For all its popularity, its plain common sense, and its decades of success in the classroom, it is surprising the extent to which the book gets up the noses of some academics and critics. Funny thing is, in their own writing, particularly in those portions of it that work best, those same critics faithfully observe the main tenets of the Strunk and White doctrine even while cursing it.

"The Elements of Style" is not perfect. It's a bit of a hodgepodge, and some sections have aged more gracefully than others. But it offers clear advice for dealing with writing's most important and fundamental challenges, and it has helped many writers to think and write more effectively.

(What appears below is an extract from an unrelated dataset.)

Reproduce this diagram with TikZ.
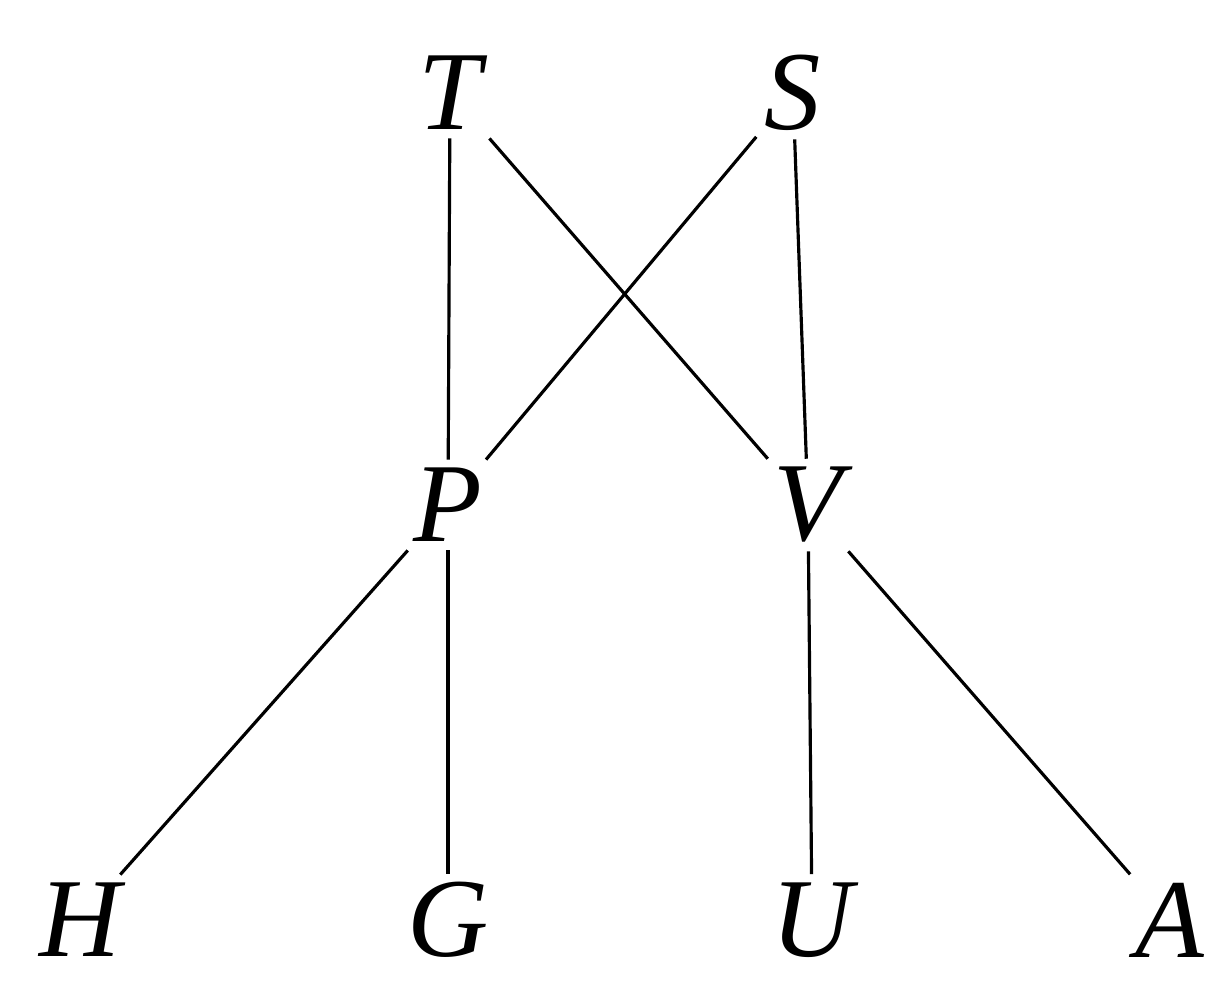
\documentclass[tikz,border=0pt]{standalone}
\usepackage{fontspec}
\setmainfont{Liberation Serif}
\usepackage{tikz}

\begin{document}
\begin{tikzpicture}[letter/.style={font=\fontsize{32}{36}\selectfont\itshape,inner sep=2pt},
  every path/.style={line width=0.9pt}]
\useasboundingbox (0,0) rectangle (12.27,-9.86);
\node[letter] (T) at (4.50,-0.93) {T};
\node[letter] (S) at (7.93,-0.93) {S};
\node[letter] (P) at (4.48,-5.05) {P};
\node[letter] (V) at (8.08,-5.05) {V};
\node[letter] (H) at (0.80,-9.20) {H};
\node[letter] (G) at (4.48,-9.20) {G};
\node[letter] (U) at (8.12,-9.20) {U};
\node[letter] (A) at (11.70,-9.20) {A};
\draw (T) -- (P);
\draw (T) -- (V);
\draw (S) -- (P);
\draw (S) -- (V);
\draw (P) -- (H);
\draw (P) -- (G);
\draw (V) -- (U);
\draw (V) -- (A);
\end{tikzpicture}
\end{document}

Those attributes alone might have been enough to fuel the book's 50-year run, but believers have always felt there is something more here, an extra dimension that has likely been a fundamental source of the book's long success. As practical as it is for helping writers over common hurdles, "The Elements of Style" also embodies a worldview that, for some, is as appealing as anything either author ever managed to get down on paper.

"Elements" is a credo. It is also a book of promises-the promise that creative freedom is enabled, not hindered, by putting your faith in a few helpful rules; the promise that careful, clear thinking and writing can occasionally touch truth; the promise of depth in simplicity and beauty in plainness; and the promise that by turning away from artifice and ornamentation you will find your true voice.